A fast preconditioned policy iteration method for solving the tempered fractional HJB equation governing American options valuation

• Published in: Computers & mathematics with applications (1987) Vol. 73; no. 9; pp. 1932 - 1944
• Main Authors: Chen, Xu, Wang, Wenfei, Ding, Deng, Lei, Siu-Long
• Format: Journal Article
• Language: English
• Published: Oxford Elsevier Ltd 01.05.2017; Elsevier BV
• Subjects: American options; Convergence; Fast Fourier transformations; Finite difference method; Finite element analysis; Fourier transforms; Fractions; Hamilton–Jacobi–Bellman equation; Iterative methods; Mathematical analysis; Mathematical models; Matrix methods; Numerical analysis; Preconditioner; Studies; Tempered fractional derivative; Unconditional stability; Unconditional stability; Hamilton–Jacobi–Bellman equation; American options; Preconditioner; Tempered fractional derivative
• ISSN: 0898-1221; 1873-7668
• DOI: 10.1016/j.camwa.2017.02.040

A fast preconditioned policy iteration method is proposed for the Hamilton–Jacobi–Bellman (HJB) equation involving tempered fractional order partial derivatives, governing the valuation of American options whose underlying asset follows exponential Lévy processes.

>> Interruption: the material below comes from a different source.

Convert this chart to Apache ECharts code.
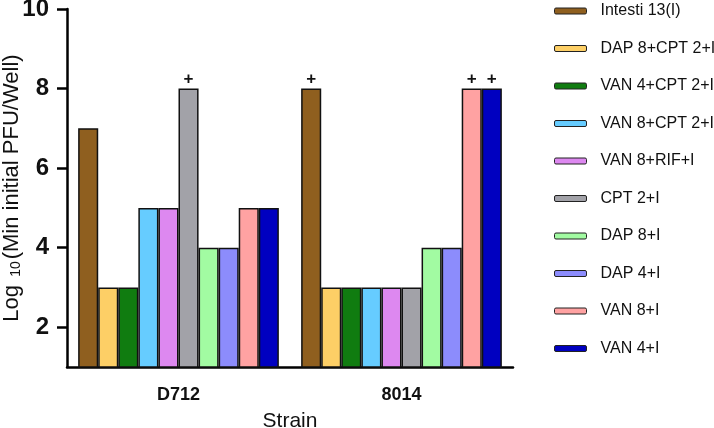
<!DOCTYPE html>
<html>
<head>
<meta charset="utf-8">
<script src="https://cdn.jsdelivr.net/npm/echarts@6/dist/echarts.min.js"></script>
<style>html,body{margin:0;padding:0;background:#fff}#c{width:714px;height:428px}</style>
</head>
<body>
<div id="c"></div>
<script>
const strains = ['D712', '8014'];
const seriesNames = ['Intesti 13(I)', 'DAP 8+CPT 2+I', 'VAN 4+CPT 2+I', 'VAN 8+CPT 2+I', 'VAN 8+RIF+I', 'CPT 2+I', 'DAP 8+I', 'DAP 4+I', 'VAN 8+I', 'VAN 4+I'];
const colors = ['#8f5f1f', '#fdcf66', '#107c10', '#66ccff', '#dd88f0', '#a2a2a8', '#a2fba2', '#8c8cfc', '#ffa2a2', '#0000c0'];
const valuesD712 = [7, 3, 3, 5, 5, 8, 4, 4, 5, 5];
const values8014 = [8, 3, 3, 3, 3, 3, 4, 4, 8, 8];
const plusD712 = [false, false, false, false, false, true, false, false, false, false];
const plus8014 = [true, false, false, false, false, false, false, false, true, true];
const yTicks = [2, 4, 6, 8, 10];

const font = '"Liberation Sans", Arial, sans-serif';
const series = seriesNames.map((name, i) => ({
  name,
  type: 'bar',
  barGap: '0%',
  barCategoryGap: '10%',
  itemStyle: { color: colors[i], borderColor: '#111', borderWidth: 1.5 },
  data: [
    { value: valuesD712[i], label: { show: plusD712[i] } },
    { value: values8014[i], label: { show: plus8014[i] } }
  ],
  label: {
    show: false, position: 'top', formatter: '+', distance: 1,
    color: '#111', fontSize: 17, fontWeight: 'bold', fontFamily: font
  }
}));

const chart = echarts.init(document.getElementById('c'));
chart.setOption({
  animation: false,
  grid: { left: 67, right: 201, top: 9, bottom: 61, containLabel: false, outerBoundsMode: 'none' },
  legend: {
    orient: 'vertical', left: 549, top: -2,
    itemWidth: 32, itemHeight: 6, itemGap: 21.5,
    itemStyle: { borderColor: '#222', borderWidth: 1 },
    textStyle: { fontSize: 16, fontFamily: font, color: '#111', padding: [0, 0, 0, 9] },
    data: seriesNames
  },
  xAxis: {
    type: 'category', data: strains,
    name: 'Strain', nameLocation: 'middle', nameGap: 44, nameMoveOverlap: false,
    nameTextStyle: { fontSize: 21, fontFamily: font, color: '#111' },
    axisLine: { lineStyle: { color: '#000', width: 2.5 } },
    axisTick: { alignWithLabel: true, length: 10, lineStyle: { color: '#000', width: 2.5 } },
    axisLabel: { fontSize: 18, fontWeight: 'bold', fontFamily: font, color: '#111', margin: 19 }
  },
  yAxis: {
    type: 'value', min: 1, max: 10, interval: 1,
    name: '{a|Log }{s|10}{a|(Min initial PFU/Well)}',
    nameLocation: 'middle', nameGap: 44, nameRotate: 90, nameMoveOverlap: false,
    nameTextStyle: {
      fontFamily: font, color: '#111',
      rich: {
        a: { fontSize: 22, fontFamily: font, color: '#111' },
        s: { fontSize: 14, fontFamily: font, color: '#111', padding: [8, 2, 0, 2] }
      }
    },
    splitLine: { show: false },
    axisLine: { show: true, lineStyle: { color: '#000', width: 2.5 } },
    axisTick: { show: true, length: 10, customValues: yTicks, lineStyle: { color: '#000', width: 2.5 } },
    axisLabel: { customValues: yTicks, fontSize: 24, fontWeight: 'bold', fontFamily: font, color: '#111', margin: 18 }
  },
  series
});
</script>
</body>
</html>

An unconditionally stable upwind finite difference scheme with shifted Grünwald approximation is first developed to discretize the established HJB equation under the tempered fractional diffusion models. Next, the policy iteration method as an outer iterative method is utilized to solve the discretized HJB equation and proven to be convergent in finite steps to its numerical solution. Given the Toeplitz-like structure of the coefficient matrix in each policy iteration, the resulting linear system can be fast solved by the Krylov subspace method as an inner iterative method via fast Fourier transform (FFT). Furthermore, a novel preconditioner is proposed to speed up the convergence rate of the inner Krylov subspace iteration with theoretical analysis to ensure the linear system can be solved in O(NlogN) operations under some mild conditions, where N is the number of spatial node points. Numerical examples are given to demonstrate the accuracy and efficiency of the proposed fast preconditioned policy method.